> _EXERCISE REQUIREMENTS_:
Skipping all pictures, set down the lines of the listing from the first through the one with "const years: number[] = d3.range(1901, 2010);".

> _DATA_:
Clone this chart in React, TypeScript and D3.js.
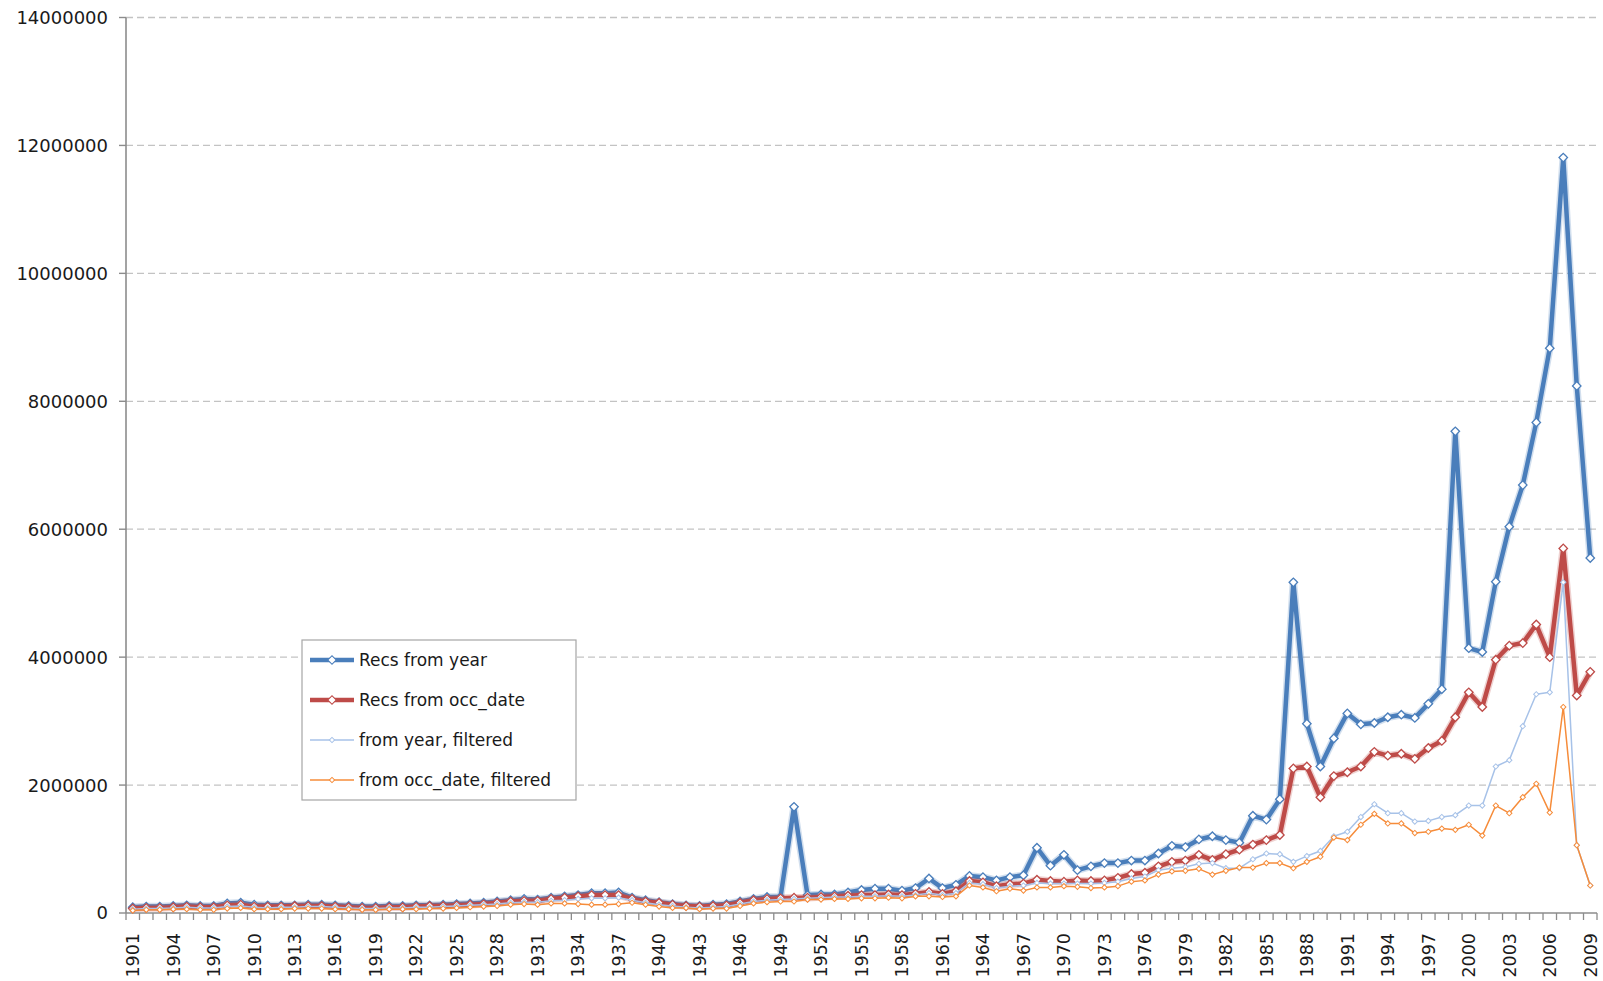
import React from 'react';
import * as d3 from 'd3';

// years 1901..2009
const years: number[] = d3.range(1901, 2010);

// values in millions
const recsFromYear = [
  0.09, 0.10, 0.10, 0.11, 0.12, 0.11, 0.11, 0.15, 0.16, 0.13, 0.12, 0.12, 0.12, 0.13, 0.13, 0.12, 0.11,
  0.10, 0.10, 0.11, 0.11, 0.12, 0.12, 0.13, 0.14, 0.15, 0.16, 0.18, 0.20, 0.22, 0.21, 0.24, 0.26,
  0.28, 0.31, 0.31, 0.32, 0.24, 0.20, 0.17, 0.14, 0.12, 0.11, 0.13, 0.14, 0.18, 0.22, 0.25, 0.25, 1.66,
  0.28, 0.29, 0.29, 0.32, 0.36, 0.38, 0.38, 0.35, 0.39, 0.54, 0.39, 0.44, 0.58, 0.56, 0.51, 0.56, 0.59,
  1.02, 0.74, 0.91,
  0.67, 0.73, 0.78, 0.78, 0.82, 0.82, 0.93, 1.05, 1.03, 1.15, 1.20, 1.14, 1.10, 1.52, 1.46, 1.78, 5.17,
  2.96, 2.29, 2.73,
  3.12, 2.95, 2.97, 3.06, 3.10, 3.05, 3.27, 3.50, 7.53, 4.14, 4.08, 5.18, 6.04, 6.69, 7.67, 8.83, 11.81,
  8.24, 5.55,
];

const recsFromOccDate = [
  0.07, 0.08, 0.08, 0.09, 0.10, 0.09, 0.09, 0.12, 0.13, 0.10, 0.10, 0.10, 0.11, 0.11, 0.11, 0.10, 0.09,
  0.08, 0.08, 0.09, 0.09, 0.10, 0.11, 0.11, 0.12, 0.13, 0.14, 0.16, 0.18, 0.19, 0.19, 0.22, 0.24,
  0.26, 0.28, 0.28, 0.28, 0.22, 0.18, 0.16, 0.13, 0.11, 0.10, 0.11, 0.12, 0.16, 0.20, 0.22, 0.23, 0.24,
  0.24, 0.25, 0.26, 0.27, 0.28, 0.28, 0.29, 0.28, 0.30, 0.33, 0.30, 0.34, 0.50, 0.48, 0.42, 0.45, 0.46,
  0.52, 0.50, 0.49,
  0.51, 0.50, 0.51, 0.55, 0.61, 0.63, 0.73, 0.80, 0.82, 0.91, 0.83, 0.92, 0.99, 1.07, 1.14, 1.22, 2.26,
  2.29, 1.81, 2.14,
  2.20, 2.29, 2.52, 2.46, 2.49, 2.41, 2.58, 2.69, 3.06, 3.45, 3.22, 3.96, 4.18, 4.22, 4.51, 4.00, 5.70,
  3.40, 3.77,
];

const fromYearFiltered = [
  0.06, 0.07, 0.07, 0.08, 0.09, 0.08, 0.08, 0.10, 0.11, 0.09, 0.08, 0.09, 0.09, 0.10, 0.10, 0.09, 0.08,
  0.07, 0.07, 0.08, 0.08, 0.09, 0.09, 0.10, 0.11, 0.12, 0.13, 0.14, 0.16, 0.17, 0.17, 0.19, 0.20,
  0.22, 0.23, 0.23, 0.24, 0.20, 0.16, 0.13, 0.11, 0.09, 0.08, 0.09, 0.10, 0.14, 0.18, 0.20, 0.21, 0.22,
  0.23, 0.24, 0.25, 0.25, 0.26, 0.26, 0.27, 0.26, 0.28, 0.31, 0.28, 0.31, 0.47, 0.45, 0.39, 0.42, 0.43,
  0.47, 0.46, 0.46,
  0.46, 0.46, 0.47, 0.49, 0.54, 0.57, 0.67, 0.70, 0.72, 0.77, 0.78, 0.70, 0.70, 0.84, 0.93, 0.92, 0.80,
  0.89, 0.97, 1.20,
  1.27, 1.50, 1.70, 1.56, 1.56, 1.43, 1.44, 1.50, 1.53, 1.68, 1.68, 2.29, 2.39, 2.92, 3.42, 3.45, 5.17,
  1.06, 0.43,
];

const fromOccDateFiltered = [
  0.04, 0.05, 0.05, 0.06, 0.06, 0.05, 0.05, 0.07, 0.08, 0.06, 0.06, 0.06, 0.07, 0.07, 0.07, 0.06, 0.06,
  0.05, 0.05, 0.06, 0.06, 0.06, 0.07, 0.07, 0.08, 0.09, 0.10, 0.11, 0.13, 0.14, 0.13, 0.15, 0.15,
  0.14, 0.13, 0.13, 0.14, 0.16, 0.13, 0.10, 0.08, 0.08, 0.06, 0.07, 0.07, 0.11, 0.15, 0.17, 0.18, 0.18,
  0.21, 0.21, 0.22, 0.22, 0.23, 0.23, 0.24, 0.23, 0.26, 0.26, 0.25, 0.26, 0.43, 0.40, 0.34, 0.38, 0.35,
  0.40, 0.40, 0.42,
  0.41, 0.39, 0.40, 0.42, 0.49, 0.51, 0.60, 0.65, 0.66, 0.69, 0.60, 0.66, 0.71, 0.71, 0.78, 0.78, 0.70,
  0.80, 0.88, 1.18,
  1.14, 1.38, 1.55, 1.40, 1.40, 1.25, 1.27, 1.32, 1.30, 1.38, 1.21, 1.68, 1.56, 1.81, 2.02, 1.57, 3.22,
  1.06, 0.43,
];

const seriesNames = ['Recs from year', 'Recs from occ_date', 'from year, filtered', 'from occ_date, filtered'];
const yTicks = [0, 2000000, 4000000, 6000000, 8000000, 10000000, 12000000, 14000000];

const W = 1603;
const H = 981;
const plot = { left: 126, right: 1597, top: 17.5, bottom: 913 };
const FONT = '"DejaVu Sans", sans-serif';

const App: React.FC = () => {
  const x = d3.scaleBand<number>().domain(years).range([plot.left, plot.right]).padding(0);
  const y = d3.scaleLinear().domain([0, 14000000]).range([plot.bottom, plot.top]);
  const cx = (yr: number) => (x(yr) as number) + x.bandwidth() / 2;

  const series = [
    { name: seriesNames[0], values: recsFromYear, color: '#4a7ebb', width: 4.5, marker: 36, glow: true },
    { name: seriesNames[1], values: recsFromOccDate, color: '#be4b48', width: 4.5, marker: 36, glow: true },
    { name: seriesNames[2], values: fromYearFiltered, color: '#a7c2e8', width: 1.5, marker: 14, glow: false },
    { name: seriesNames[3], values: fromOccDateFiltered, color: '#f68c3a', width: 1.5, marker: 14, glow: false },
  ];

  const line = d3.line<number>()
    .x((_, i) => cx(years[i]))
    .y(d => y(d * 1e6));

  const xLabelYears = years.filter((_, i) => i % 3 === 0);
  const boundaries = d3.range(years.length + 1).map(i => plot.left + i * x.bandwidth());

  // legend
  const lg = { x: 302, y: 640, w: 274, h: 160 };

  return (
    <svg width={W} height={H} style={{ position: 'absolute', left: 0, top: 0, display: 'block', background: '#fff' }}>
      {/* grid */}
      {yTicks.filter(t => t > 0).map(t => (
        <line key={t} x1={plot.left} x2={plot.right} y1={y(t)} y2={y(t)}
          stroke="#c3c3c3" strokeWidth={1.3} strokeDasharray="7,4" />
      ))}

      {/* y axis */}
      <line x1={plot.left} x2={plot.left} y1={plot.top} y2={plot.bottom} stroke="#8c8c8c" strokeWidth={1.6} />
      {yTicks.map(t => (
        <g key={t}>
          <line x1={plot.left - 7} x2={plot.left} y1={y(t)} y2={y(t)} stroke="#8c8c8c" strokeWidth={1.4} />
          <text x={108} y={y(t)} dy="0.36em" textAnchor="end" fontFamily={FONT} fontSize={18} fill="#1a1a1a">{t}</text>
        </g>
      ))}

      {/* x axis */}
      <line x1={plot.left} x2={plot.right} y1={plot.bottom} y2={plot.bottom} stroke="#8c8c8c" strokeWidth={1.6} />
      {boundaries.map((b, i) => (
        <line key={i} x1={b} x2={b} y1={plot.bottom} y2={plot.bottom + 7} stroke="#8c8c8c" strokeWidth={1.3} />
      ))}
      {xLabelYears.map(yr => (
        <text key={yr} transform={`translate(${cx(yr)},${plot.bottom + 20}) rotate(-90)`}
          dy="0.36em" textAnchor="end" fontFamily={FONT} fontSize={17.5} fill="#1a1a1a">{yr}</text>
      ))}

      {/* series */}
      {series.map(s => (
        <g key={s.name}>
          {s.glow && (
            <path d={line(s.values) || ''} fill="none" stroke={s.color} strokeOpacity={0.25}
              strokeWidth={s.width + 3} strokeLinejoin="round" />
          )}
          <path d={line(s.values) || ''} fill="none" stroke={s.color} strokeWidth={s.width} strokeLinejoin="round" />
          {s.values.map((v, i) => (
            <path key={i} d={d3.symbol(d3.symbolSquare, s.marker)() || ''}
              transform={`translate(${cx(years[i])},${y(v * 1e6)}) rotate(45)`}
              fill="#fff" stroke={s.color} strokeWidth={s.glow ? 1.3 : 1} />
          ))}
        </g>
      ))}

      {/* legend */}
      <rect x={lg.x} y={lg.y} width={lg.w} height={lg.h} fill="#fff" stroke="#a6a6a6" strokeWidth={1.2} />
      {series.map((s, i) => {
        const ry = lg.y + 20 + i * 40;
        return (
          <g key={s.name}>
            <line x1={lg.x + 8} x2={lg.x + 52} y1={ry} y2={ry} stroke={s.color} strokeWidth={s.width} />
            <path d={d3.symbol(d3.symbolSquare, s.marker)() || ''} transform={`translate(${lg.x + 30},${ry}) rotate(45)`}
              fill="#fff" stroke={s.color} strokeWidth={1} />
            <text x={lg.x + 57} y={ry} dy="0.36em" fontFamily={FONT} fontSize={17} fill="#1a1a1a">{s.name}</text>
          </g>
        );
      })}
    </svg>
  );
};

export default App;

> _EXERCISE RESULT_:
Clone this chart in React, TypeScript and D3.js.
import React from 'react';
import * as d3 from 'd3';

// years 1901..2009
const years: number[] = d3.range(1901, 2010);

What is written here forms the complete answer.